If you’re thinking about adopting a Complete Streets Policy, it’s a good idea to talk with someone who has been through the process. The City of Battle Ground, Washington was recognized as having the tenth best policy in the nation in 2015 by Smart Growth America. I recently sat down with Scott Sawyer, the Public Works Director at the City of Battle Ground, to discuss his experience. 
Q: What was it that spurred the City of Battle Ground to adopt a Complete Streets Policy? 
A: The initial conversations were started by Clark County Public Health. There was already strong buy-in to the principles and ideas of Complete Streets by stakeholders in the City of Battle Ground. Both our code and standards were largely in line with Smart Growth America. It turned out to be a fairly small lift to adopt with a large benefit – additional points scored when competing for Washington State Transportation Improvement Board funding. 
Q: What was the overall timeline of the process? 
A: The first step was an assessment of where we were at, which took place in August 2013. Our Complete Streets Policy was adopted in March 2015. 
Q: What was the biggest challenge of the process? 
A: Although there was buy-in to the Complete Streets philosophy, there was concern from some stakeholders that we would be giving up control of how things were implemented by adopting a policy. We had to make sure everyone was comfortable with how the policy was crafted and that we were still able to implement things in the way that works best for our community. 

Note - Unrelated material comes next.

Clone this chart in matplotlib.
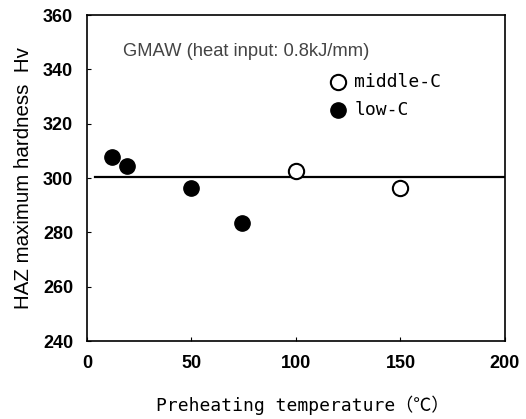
import numpy as np
import matplotlib
matplotlib.use('Agg')
import matplotlib.pyplot as plt
from matplotlib.ticker import MultipleLocator

# data
low_c_temp = [12, 19, 50, 74]
low_c_hv = [307.8, 304.6, 296.2, 283.6]
mid_c_temp = [100, 150]
mid_c_hv = [302.6, 296.2]
mean_line_hv = 300.3
mean_line_x = [4, 200]

plt.rcParams['font.family'] = ['Liberation Sans', 'DejaVu Sans', 'Noto Sans CJK JP']
mono = ['DejaVu Sans Mono', 'Noto Sans CJK JP']

fig = plt.figure(figsize=(5.26, 4.19), dpi=100)
ax = fig.add_axes([0.1654, 0.186, 0.7946, 0.778])

ax.plot(mean_line_x, [mean_line_hv, mean_line_hv], color='black', lw=1.6, zorder=2)
ax.plot(low_c_temp, low_c_hv, 'o', ms=11, mfc='black', mec='black', zorder=3)
ax.plot(mid_c_temp, mid_c_hv, 'o', ms=11, mfc='white', mec='black', mew=1.5, zorder=3)

ax.set_xlim(0, 200)
ax.set_ylim(240, 360)
ax.xaxis.set_major_locator(MultipleLocator(50))
ax.yaxis.set_major_locator(MultipleLocator(20))
ax.tick_params(direction='in', length=3, width=0.8, labelsize=13, pad=10)
for lbl in ax.get_xticklabels() + ax.get_yticklabels():
    lbl.set_fontweight('bold')
for s in ax.spines.values():
    s.set_linewidth(1.2)

xl = ax.set_xlabel('Preheating temperature（℃）', fontsize=13, labelpad=17, family=mono)
xl.set_x(0.515)
ax.set_ylabel('HAZ maximum hardness  Hv', fontsize=14.8, labelpad=7)

ax.text(17, 346.5, 'GMAW (heat input: 0.8kJ/mm)', fontsize=13.2, color='#444444', va='center')

# legend drawn by hand like the original
ax.plot([120], [335.3], 'o', ms=11, mfc='white', mec='black', mew=1.5)
ax.plot([120], [325.0], 'o', ms=11, mfc='black', mec='black')
ax.text(128, 335.3, 'middle-C', fontsize=13, va='center', family=mono)
ax.text(128, 325.0, 'low-C', fontsize=13, va='center', family=mono)

fig.savefig('out.png', dpi=100)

Q: What aspects of Complete Streets are most important to your community? 
A: Making sure the connection is made for our community members from their homes to parks, schools, and other destinations. 
Q: What is the best piece of advice you have for those considering implementing a Complete Streets Policy? 
A: Be sure to reach out and find those resources that are available to assist. Your county public health is a great place to start; aside from knowledge, they may also have grant funding in place to assist the process of implementing a policy. Smart Growth America also has a lot of information available. You shouldn’t be reinventing the wheel. 
Complete streets have many benefits. When designed appropriately, they increase safety. They serve a wide range of users and encourage greater use of alternative transportation methods like cycling and walking, which enhances public health. They can also help your agency secure more project funding. And most important, it’s where transportation design is headed. 
Has your agency implemented a Complete Streets Policy? If so, what tips can you add?